- Ghana’s Atewa Forest Reserve is home to dozens of endangered species — as well as a substantial bauxite deposit.
- Environmental impact assessments have not been completed, and conservationists and local communities reject the plan as a threat to the reserve, which is a noted biodiversity hotspot.
- The government claims it can mine the forest with minimal damage, yielding 150 million metric tons of bauxite that it will use to pay for a national infrastructure program.
ACCRA — “Beginning now, the full-scale exploitation of Ghanaian bauxite resources will commence,” Ghanaian President Nana Addo Dankwa Akufo-Addo said last June. “I am satisfied by what I have been told and what has been demonstrated to me that it is possible for us to get that red matter out without disturbing the wildlife that there is in the Atewa mountains.” The president may be satisfied, but environmentalists and concerned residents in and around Atewa are not.
On Jan. 13, Ghanaian environmental NGO A Rocha Ghana went to court in a bid to stop the mining project.
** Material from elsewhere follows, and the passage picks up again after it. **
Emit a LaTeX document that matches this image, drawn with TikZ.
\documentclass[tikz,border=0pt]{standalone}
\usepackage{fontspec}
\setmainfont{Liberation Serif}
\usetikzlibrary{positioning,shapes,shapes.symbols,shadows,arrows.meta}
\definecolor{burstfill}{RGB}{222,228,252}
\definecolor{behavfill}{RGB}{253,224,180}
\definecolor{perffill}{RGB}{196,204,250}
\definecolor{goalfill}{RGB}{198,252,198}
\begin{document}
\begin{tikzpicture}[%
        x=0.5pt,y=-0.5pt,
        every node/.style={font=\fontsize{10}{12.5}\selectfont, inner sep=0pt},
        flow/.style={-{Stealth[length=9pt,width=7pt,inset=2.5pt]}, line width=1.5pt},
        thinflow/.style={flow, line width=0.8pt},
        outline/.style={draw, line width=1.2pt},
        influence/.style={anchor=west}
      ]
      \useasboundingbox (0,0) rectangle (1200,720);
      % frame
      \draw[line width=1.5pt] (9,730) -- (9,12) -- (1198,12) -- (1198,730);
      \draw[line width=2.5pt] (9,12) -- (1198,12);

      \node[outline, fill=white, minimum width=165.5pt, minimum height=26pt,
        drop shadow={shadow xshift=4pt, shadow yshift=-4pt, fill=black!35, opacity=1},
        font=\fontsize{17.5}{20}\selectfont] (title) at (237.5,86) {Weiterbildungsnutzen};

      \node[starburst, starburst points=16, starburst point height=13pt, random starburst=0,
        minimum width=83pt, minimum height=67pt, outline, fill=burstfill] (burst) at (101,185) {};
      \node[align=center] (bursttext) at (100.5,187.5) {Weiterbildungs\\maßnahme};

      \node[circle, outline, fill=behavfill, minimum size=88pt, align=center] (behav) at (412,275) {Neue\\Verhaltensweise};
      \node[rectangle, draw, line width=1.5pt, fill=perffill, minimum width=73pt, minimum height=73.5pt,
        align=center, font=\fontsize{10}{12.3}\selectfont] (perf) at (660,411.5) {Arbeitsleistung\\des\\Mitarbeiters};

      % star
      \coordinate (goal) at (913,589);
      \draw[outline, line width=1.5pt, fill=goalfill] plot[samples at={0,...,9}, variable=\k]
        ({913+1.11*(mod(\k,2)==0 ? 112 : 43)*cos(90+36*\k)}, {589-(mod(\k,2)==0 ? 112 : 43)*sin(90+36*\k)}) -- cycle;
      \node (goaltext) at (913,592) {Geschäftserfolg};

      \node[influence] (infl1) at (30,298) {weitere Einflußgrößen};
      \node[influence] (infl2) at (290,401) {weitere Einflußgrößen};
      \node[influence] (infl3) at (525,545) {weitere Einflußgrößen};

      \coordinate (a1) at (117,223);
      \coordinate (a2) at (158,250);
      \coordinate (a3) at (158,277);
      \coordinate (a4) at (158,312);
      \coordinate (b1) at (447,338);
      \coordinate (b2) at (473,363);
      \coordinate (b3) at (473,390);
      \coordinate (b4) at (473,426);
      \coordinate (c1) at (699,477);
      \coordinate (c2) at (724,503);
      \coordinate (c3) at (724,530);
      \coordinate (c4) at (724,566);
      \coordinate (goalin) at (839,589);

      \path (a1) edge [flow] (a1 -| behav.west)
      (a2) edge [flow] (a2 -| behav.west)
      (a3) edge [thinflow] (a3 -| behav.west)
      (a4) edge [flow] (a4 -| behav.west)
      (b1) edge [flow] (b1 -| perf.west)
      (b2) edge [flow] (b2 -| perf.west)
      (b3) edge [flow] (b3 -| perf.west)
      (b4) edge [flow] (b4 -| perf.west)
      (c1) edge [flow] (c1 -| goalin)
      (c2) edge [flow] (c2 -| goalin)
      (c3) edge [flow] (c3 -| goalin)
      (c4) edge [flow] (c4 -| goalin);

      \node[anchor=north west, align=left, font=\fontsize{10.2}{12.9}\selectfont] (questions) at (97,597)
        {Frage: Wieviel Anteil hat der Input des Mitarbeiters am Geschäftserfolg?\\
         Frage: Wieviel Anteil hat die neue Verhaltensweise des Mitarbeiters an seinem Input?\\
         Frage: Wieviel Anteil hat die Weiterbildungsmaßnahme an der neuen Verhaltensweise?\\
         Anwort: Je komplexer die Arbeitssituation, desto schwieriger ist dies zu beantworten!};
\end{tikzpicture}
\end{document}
Supported by 20 other civil society organizations, A Rocha’s suit claims that mining bauxite in Atewa will violate Ghanaians’ rights to a clean and healthy environment and the protection of the environment for future generations.
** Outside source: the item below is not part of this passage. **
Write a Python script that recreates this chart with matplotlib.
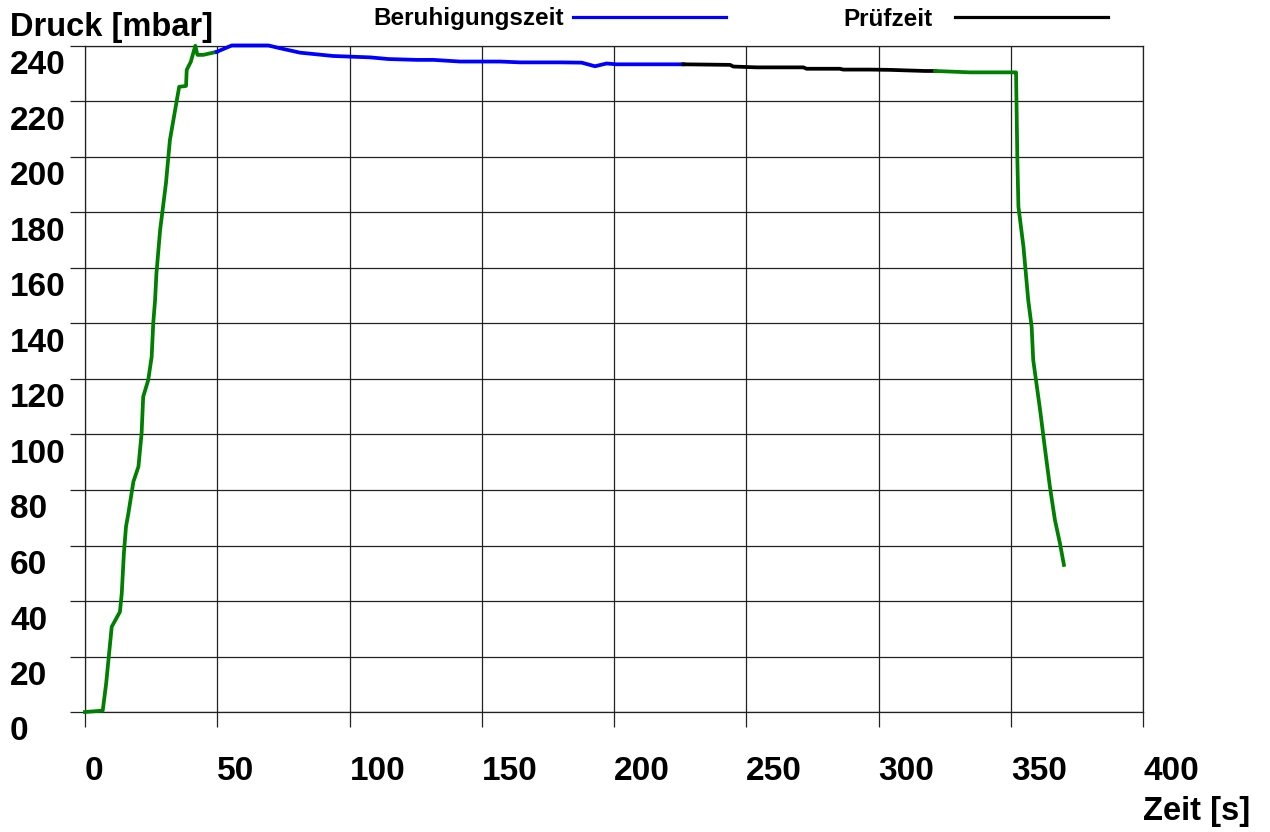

A treasure of biodiversity
The Atewa forest, 95 kilometers (59 miles) northeast of the capital, Accra, spans 725 square kilometers (280 square miles). Ranging in elevation from 230 to 845 meters (750 to 2,700 feet), the reserve supports a variety of different habitats, including more than 650 species of plants and a rare upland forest ecosystem. The forest is also the source for the Birim, Densu and Ayensu rivers, which provide water for some 5 million people, including residents of the capital.
Though Atewa is designated a production forest and has been logged in the past, it is home to many vulnerable and endangered species. The white-naped mangabey (Cercocebus lunulatus) is found here, and what may be the last viable population of the critically endangered Togo slippery frog (Conraua derooi). Among 155 bird species recorded in the reserve are the brown-cheeked hornbill (Bycanistes cylindricus) and the Nimba flycatcher (Melaenornis annamarulae). The reserve also hosts 17 species of rare butterflies, half of which are found nowhere else in Ghana, including the African giant swallowtail (Papilio antimachus), with a wingspan of up to 23 centimeters (9 inches). New species continue to be found here, such as the endemic Atewa dotted border (Mylothris atewa), a butterfly recorded nowhere else, and a new species of hooded spider, Ricinoides atewa.
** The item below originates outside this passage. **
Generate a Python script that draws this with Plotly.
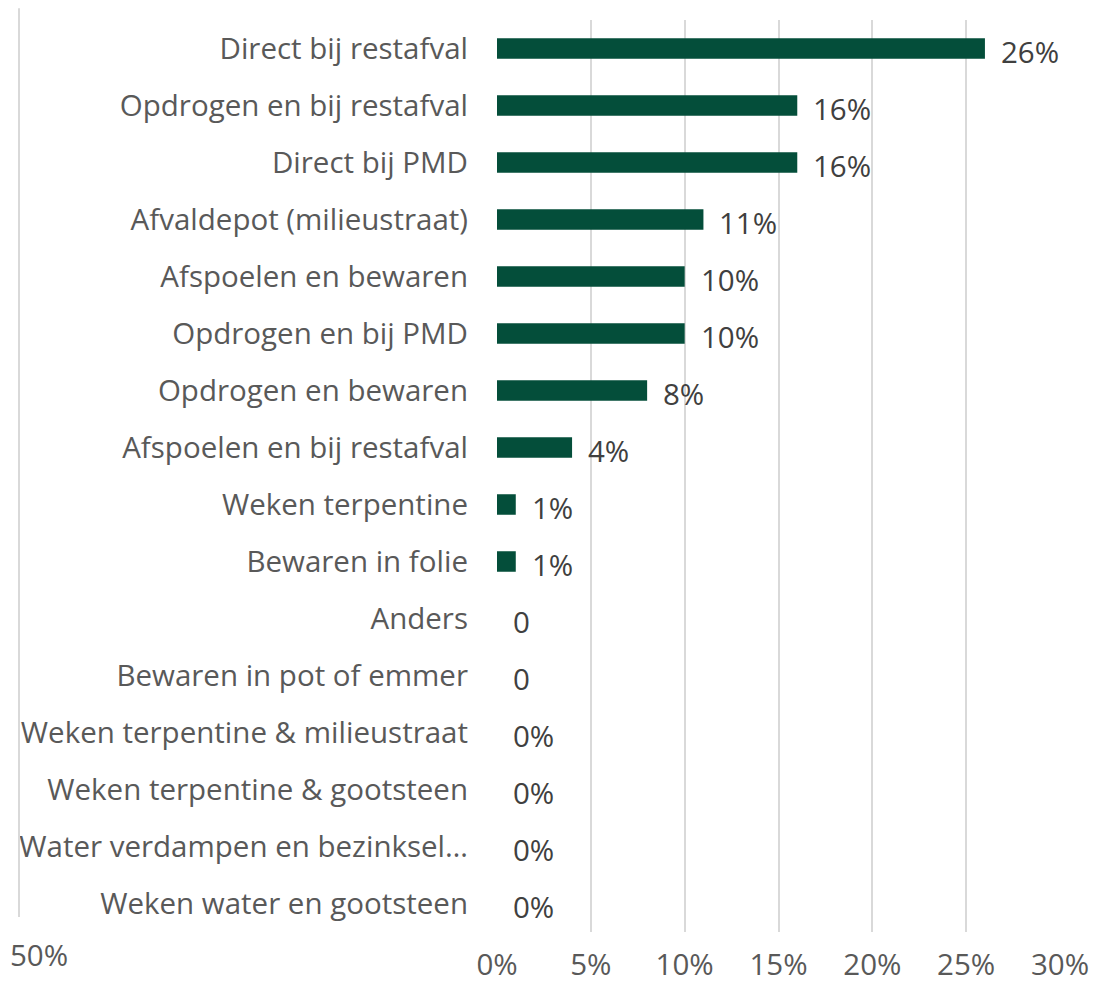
import plotly.graph_objects as go

categories = [
    "Direct bij restafval",
    "Opdrogen en bij restafval",
    "Direct bij PMD",
    "Afvaldepot (milieustraat)",
    "Afspoelen en bewaren",
    "Opdrogen en bij PMD",
    "Opdrogen en bewaren",
    "Afspoelen en bij restafval",
    "Weken terpentine",
    "Bewaren in folie",
    "Anders",
    "Bewaren in pot of emmer",
    "Weken terpentine & milieustraat",
    "Weken terpentine & gootsteen",
    "Water verdampen en bezinksel\u2026",
    "Weken water en gootsteen",
]
values = [26, 16, 16, 11, 10, 10, 8, 4, 1, 1, 0, 0, 0, 0, 0, 0]
value_labels = ["26%", "16%", "16%", "11%", "10%", "10%", "8%", "4%", "1%", "1%",
                "0", "0", "0%", "0%", "0%", "0%"]
x_ticks = [0, 5, 10, 15, 20, 25, 30]
x_tick_labels = ["0%", "5%", "10%", "15%", "20%", "25%", "30%"]

FONT = "Open Sans"
FS = 29.5
BAR = "#044E3A"
TICK = "#595959"
GRID = "#D9D9D9"

fig = go.Figure()
fig.add_trace(go.Bar(
    y=categories, x=values, orientation="h",
    marker=dict(color=BAR, line=dict(width=0)),
    hoverinfo="skip",
))

for c, v, t in zip(categories, values, value_labels):
    fig.add_annotation(x=v, y=c, xref="x", yref="y", text=t, showarrow=False,
                       xanchor="left", yanchor="middle", xshift=14, yshift=-3,
                       font=dict(family=FONT, size=FS, color="#404040"))

# extra left gridline and its label (as in the reference)
fig.add_shape(type="line", xref="paper", yref="paper", x0=-0.849, x1=-0.849,
              y0=0.0165, y1=1.013, line=dict(color=GRID, width=2))
fig.add_annotation(xref="paper", yref="paper", x=-0.8686, y=-0.025, text="50%",
                   showarrow=False, xanchor="left", yanchor="middle",
                   font=dict(family=FONT, size=FS, color=TICK))

# the page adds an 8px body margin, so the figure is 8px smaller
fig.update_layout(
    width=1098, height=976,
    margin=dict(l=489, r=46, t=12, b=52),
    paper_bgcolor="white", plot_bgcolor="white",
    bargap=0.64,
    showlegend=False,
    font=dict(family=FONT, size=FS, color=TICK),
    xaxis=dict(range=[0, 30], tickvals=x_ticks, ticktext=x_tick_labels,
               showgrid=True, gridcolor=GRID, gridwidth=2, zeroline=False,
               showline=False, ticks="", ticklabelstandoff=12, automargin=False,
               tickfont=dict(family=FONT, size=FS, color=TICK), fixedrange=True),
    yaxis=dict(autorange="reversed", showgrid=False, zeroline=False,
               showline=False, ticks="", ticklabelstandoff=28, automargin=False,
               tickfont=dict(family=FONT, size=FS, color=TICK), fixedrange=True),
)

fig.write_html("out.html")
There are about 30 communities — around 50,000 people — in the area. Most residents grow cacao alongside food crops. They also enter the forest in search of bushmeat, snails, honey, mushrooms, and wild fruit.
This is where the state-owned Ghana Integrated Aluminium Development Corporation (GIADEC) is determined to develop a bauxite mine as part of a massive $2 billion infrastructure deal.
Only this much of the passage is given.